REQUIREMENTS -> Repeat exactly the lines running from the first line of the data to the line containing "1.77, 1.96, 2.14];", both ends included, and nothing else; drop the pictures.

DATA EXCERPT ->

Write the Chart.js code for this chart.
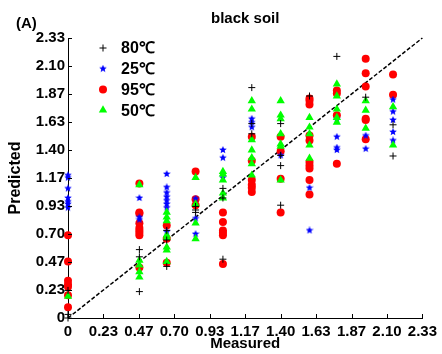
<!DOCTYPE html>
<html>
<head>
<meta charset="utf-8">
<script src="https://cdn.jsdelivr.net/npm/chart.js@4.4.0/dist/chart.umd.min.js"></script>
<style>
  html, body { margin: 0; padding: 0; background: #fff; }
</style>
</head>
<body>
<canvas id="myChart" width="442" height="354"></canvas>
<script>
// Mesures (abscisses des colonnes)
const measured = [0, 0.47, 0.65, 0.84, 1.02, 1.21, 1.40, 1.59, 1.77, 1.96, 2.14];

// Valeurs prédites, une liste par colonne
const pred80 = [
  [0.00, 0.03, 0.23], [0.57, 0.51, 0.22], [0.73, 0.65, 0.43], [0.93, 0.90, 0.88],
  [1.08, 1.00, 0.49], [1.92, 1.62, 1.535], [1.62, 1.355, 1.27, 0.94], [1.85],
  [2.18], [1.84], [1.61, 1.35]
];
const pred25 = [
  [1.19, 1.17, 1.08, 1.00, 0.97, 0.95, 0.92], [1.00, 0.84, 0.82],
  [1.20, 1.09, 1.045, 1.01, 0.98, 0.95, 0.92, 0.72], [0.995, 0.83, 0.70],
  [1.40, 1.335, 1.17], [1.66, 1.63, 1.59], [1.355], [1.085, 0.73],
  [1.66, 1.51, 1.42, 1.40], [1.52, 1.41], [1.82, 1.72, 1.65, 1.55, 1.48]
];
const pred95 = [
  [0.69, 0.47, 0.31, 0.28, 0.26, 0.19, 0.09],
  [1.12, 0.88, 0.87, 0.79, 0.75, 0.73, 0.71, 0.69, 0.42],
  [0.77, 0.66, 0.46], [1.22, 0.99, 0.94], [0.88, 0.80, 0.73, 0.71, 0.69, 0.45],
  [1.51, 1.31, 1.15, 1.11, 1.085, 1.05], [1.51, 1.39, 1.16, 0.88],
  [1.83, 1.81, 1.78, 1.52, 1.48, 1.30, 1.27, 1.245, 1.15, 1.03],
  [1.895, 1.87, 1.69, 1.285], [2.16, 2.04, 1.93, 1.66, 1.65, 1.49], [2.03, 1.86]
];
const pred50 = [
  [0.18], [1.11, 0.48, 0.44, 0.385, 0.34],
  [0.88, 0.84, 0.81, 0.69, 0.67, 0.59, 0.565, 0.47], [1.17, 0.95, 0.79, 0.66],
  [1.22, 1.20, 1.15, 1.04, 1.00], [1.81, 1.74, 1.485, 1.40, 1.335, 1.285, 1.19],
  [1.81, 1.69, 1.66, 1.535, 1.45, 1.43, 1.15], [1.67, 1.59, 1.535, 1.44, 1.33],
  [1.95, 1.85, 1.74, 1.67, 1.63], [1.81, 1.73, 1.58], [1.76, 1.44]
];

// Graduations des axes
const tickValues = [0, 0.2333, 0.4667, 0.7, 0.9333, 1.1667, 1.4, 1.6333, 1.8667, 2.1, 2.3333];
const tickLabels = ['0', '0.23', '0.47', '0.70', '0.93', '1.17', '1.40', '1.63', '1.87', '2.10', '2.33'];
const diagonal = [0, 2.3333];

function toPoints(cols) {
  const pts = [];
  cols.forEach(function(col, i) {
    col.forEach(function(v) { pts.push({ x: measured[i], y: v }); });
  });
  return pts;
}

// Étoile bleue pleine pour la série 25°C
function makeStar(size, color) {
  const c = document.createElement('canvas');
  c.width = size; c.height = size;
  const g = c.getContext('2d');
  const cx = size / 2, cy = size / 2, R = size / 2, r = R * 0.45;
  g.beginPath();
  for (let k = 0; k < 10; k++) {
    const a = -Math.PI / 2 + k * Math.PI / 5;
    const rr = k % 2 === 0 ? R : r;
    g.lineTo(cx + rr * Math.cos(a), cy + rr * Math.sin(a));
  }
  g.closePath();
  g.fillStyle = color;
  g.fill();
  return c;
}
const star = makeStar(8, '#0000ff');

const FONT = "Arial, 'Liberation Sans', sans-serif";
Chart.defaults.font.family = FONT;
Chart.defaults.font.weight = 'bold';
Chart.defaults.color = '#000';

// Titre, légende interne et petites graduations vers l'intérieur
const decor = {
  id: 'decor',
  afterDraw(chart) {
    const ctx = chart.ctx;
    const xs = chart.scales.x, ys = chart.scales.y;
    const area = chart.chartArea;
    ctx.save();
    ctx.strokeStyle = '#000';
    ctx.lineWidth = 1;
    ctx.beginPath();
    tickValues.forEach(function(v) {
      const px = Math.round(xs.getPixelForValue(v)) + 0.5;
      ctx.moveTo(px, area.bottom); ctx.lineTo(px, area.bottom - 4);
      const py = Math.round(ys.getPixelForValue(v)) + 0.5;
      ctx.moveTo(area.left, py); ctx.lineTo(area.left + 4, py);
    });
    ctx.stroke();

    ctx.fillStyle = '#000';
    ctx.font = 'bold 15px ' + FONT;
    ctx.textBaseline = 'middle';
    ctx.textAlign = 'center';
    ctx.fillText('black soil', (area.left + area.right) / 2, 19);
    ctx.textAlign = 'left';
    ctx.fillText('(A)', 16, 24);

    // légende
    const items = chart.data.datasets.filter(function(d) { return d.legendRow !== undefined; })
      .sort(function(a, b) { return a.legendRow - b.legendRow; });
    items.forEach(function(d, i) {
      const y = 48 + i * 20.7;
      ctx.fillStyle = d.backgroundColor;
      ctx.strokeStyle = d.borderColor;
      ctx.lineWidth = d.borderWidth || 1;
      Chart.helpers.drawPoint(ctx, { pointStyle: d.pointStyle, radius: d.pointRadius, borderWidth: d.borderWidth || 0, rotation: 0 }, 103, y);
      ctx.fillStyle = '#000';
      ctx.font = 'bold 16px ' + FONT;
      ctx.fillText(d.label, 121, y + 1);
    });
    ctx.restore();
  }
};

const ctx = document.getElementById('myChart').getContext('2d');
new Chart(ctx, {
  type: 'scatter',
  data: {
    datasets: [
      {
        label: '80℃', legendRow: 0, data: toPoints(pred80), order: 0,
        pointStyle: 'cross', pointRadius: 3.5, borderWidth: 1,
        borderColor: '#000', backgroundColor: '#000', clip: false
      },
      {
        label: '50℃', legendRow: 3, data: toPoints(pred50), order: 1,
        pointStyle: 'triangle', pointRadius: 4.8, borderWidth: 0,
        borderColor: '#00ff00', backgroundColor: '#00ff00', clip: false
      },
      {
        label: '25℃', legendRow: 1, data: toPoints(pred25), order: 2,
        pointStyle: star, pointRadius: 4, borderWidth: 0,
        borderColor: '#0000ff', backgroundColor: '#0000ff', clip: false
      },
      {
        label: '95℃', legendRow: 2, data: toPoints(pred95), order: 3,
        pointStyle: 'circle', pointRadius: 4, borderWidth: 0,
        borderColor: '#ff0000', backgroundColor: '#ff0000', clip: false
      },
      {
        type: 'line', label: '1:1', order: 4,
        data: diagonal.map(function(v) { return { x: v, y: v }; }),
        borderColor: '#000', borderWidth: 1.5, borderDash: [4, 2],
        pointRadius: 0, fill: false, clip: false
      }
    ]
  },
  options: {
    responsive: false,
    animation: false,
    layout: { padding: { top: 38, right: 16, left: 0, bottom: 0 } },
    plugins: { legend: { display: false }, tooltip: { enabled: false }, title: { display: false } },
    scales: {
      x: {
        type: 'linear', min: 0, max: 2.3333,
        grid: { display: false, drawTicks: false },
        border: { display: true, color: '#000', width: 1 },
        afterBuildTicks: function(s) { s.ticks = tickValues.map(function(v) { return { value: v }; }); },
        afterFit: function(s) { s.height = 36; },
        ticks: {
          autoSkip: false, maxRotation: 0, padding: 5,
          font: { size: 15, weight: 'bold' },
          callback: function(v, i) { return tickLabels[i]; }
        },
        title: { display: true, text: 'Measured', font: { size: 15, weight: 'bold' }, padding: { top: 0, bottom: 1 } }
      },
      y: {
        type: 'linear', min: 0, max: 2.3333,
        grid: { display: false, drawTicks: false },
        border: { display: true, color: '#000', width: 1 },
        afterBuildTicks: function(s) { s.ticks = tickValues.map(function(v) { return { value: v }; }); },
        afterFit: function(s) { s.width = 68; },
        ticks: {
          autoSkip: false, padding: 3,
          font: { size: 15, weight: 'bold' },
          callback: function(v, i) { return tickLabels[i]; }
        },
        title: { display: true, text: 'Predicted', font: { size: 16, weight: 'bold' }, padding: { top: 6, bottom: 0 } }
      }
    }
  },
  plugins: [decor]
});
</script>
</body>
</html>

FINISHED EXERCISE ->
Write the Chart.js code for this chart.
<!DOCTYPE html>
<html>
<head>
<meta charset="utf-8">
<script src="https://cdn.jsdelivr.net/npm/chart.js@4.4.0/dist/chart.umd.min.js"></script>
<style>
  html, body { margin: 0; padding: 0; background: #fff; }
</style>
</head>
<body>
<canvas id="myChart" width="442" height="354"></canvas>
<script>
// Mesures (abscisses des colonnes)
const measured = [0, 0.47, 0.65, 0.84, 1.02, 1.21, 1.40, 1.59, 1.77, 1.96, 2.14];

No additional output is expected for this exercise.